-- Task directions --
The listing below should be printed exactly, every line of it. Skip the pictures.

[START Collected data]

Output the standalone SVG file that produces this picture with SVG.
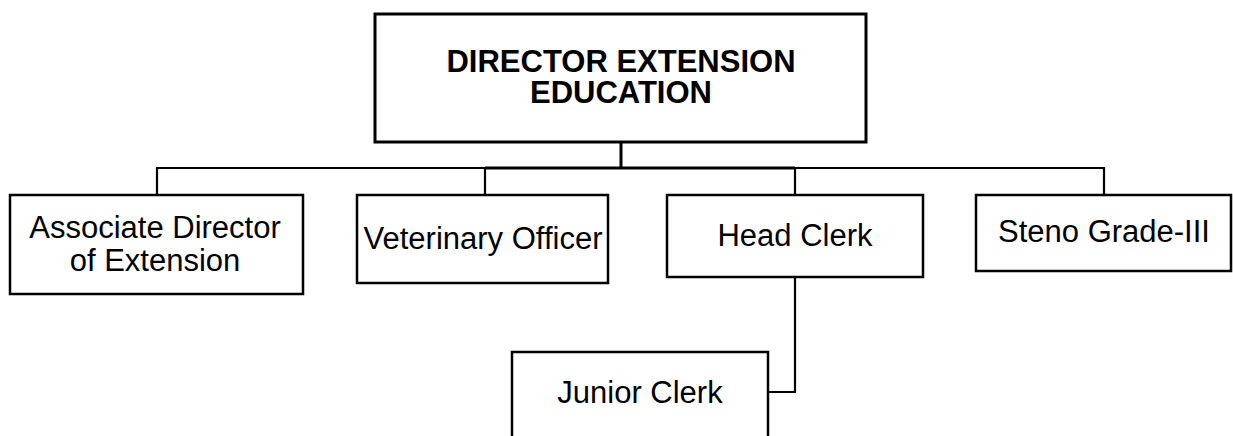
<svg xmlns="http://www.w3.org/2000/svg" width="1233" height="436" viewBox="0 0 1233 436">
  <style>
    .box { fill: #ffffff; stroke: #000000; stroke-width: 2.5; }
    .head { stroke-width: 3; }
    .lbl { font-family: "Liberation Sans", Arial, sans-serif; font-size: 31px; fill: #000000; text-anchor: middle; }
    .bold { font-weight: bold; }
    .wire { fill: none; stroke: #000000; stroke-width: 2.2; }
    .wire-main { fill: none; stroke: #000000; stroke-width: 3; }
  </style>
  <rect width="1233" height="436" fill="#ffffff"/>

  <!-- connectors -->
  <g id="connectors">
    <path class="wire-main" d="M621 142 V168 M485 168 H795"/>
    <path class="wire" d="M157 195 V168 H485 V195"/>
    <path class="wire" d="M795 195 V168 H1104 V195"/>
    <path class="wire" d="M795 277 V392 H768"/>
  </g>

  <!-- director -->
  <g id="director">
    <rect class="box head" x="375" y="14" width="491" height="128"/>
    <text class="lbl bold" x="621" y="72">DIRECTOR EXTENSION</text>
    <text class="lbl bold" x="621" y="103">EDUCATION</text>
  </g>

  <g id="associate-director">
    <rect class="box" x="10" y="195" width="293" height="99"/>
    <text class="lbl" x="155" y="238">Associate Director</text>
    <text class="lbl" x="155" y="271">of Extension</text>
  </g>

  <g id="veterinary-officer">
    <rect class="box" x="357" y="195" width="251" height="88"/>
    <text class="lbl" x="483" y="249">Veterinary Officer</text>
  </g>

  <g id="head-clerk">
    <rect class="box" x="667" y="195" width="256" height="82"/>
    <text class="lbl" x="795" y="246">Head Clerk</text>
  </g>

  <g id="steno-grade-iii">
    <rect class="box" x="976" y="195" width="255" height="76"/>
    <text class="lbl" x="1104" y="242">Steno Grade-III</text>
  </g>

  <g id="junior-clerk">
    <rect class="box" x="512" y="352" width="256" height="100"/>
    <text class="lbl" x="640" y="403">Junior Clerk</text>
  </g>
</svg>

[END Collected data]

-- The reply --
Output the standalone SVG file that produces this picture with SVG.
<svg xmlns="http://www.w3.org/2000/svg" width="1233" height="436" viewBox="0 0 1233 436">
  <style>
    .box { fill: #ffffff; stroke: #000000; stroke-width: 2.5; }
    .head { stroke-width: 3; }
    .lbl { font-family: "Liberation Sans", Arial, sans-serif; font-size: 31px; fill: #000000; text-anchor: middle; }
    .bold { font-weight: bold; }
    .wire { fill: none; stroke: #000000; stroke-width: 2.2; }
    .wire-main { fill: none; stroke: #000000; stroke-width: 3; }
  </style>
  <rect width="1233" height="436" fill="#ffffff"/>

  <!-- connectors -->
  <g id="connectors">
    <path class="wire-main" d="M621 142 V168 M485 168 H795"/>
    <path class="wire" d="M157 195 V168 H485 V195"/>
    <path class="wire" d="M795 195 V168 H1104 V195"/>
    <path class="wire" d="M795 277 V392 H768"/>
  </g>

  <!-- director -->
  <g id="director">
    <rect class="box head" x="375" y="14" width="491" height="128"/>
    <text class="lbl bold" x="621" y="72">DIRECTOR EXTENSION</text>
    <text class="lbl bold" x="621" y="103">EDUCATION</text>
  </g>

  <g id="associate-director">
    <rect class="box" x="10" y="195" width="293" height="99"/>
    <text class="lbl" x="155" y="238">Associate Director</text>
    <text class="lbl" x="155" y="271">of Extension</text>
  </g>

  <g id="veterinary-officer">
    <rect class="box" x="357" y="195" width="251" height="88"/>
    <text class="lbl" x="483" y="249">Veterinary Officer</text>
  </g>

  <g id="head-clerk">
    <rect class="box" x="667" y="195" width="256" height="82"/>
    <text class="lbl" x="795" y="246">Head Clerk</text>
  </g>

  <g id="steno-grade-iii">
    <rect class="box" x="976" y="195" width="255" height="76"/>
    <text class="lbl" x="1104" y="242">Steno Grade-III</text>
  </g>

  <g id="junior-clerk">
    <rect class="box" x="512" y="352" width="256" height="100"/>
    <text class="lbl" x="640" y="403">Junior Clerk</text>
  </g>
</svg>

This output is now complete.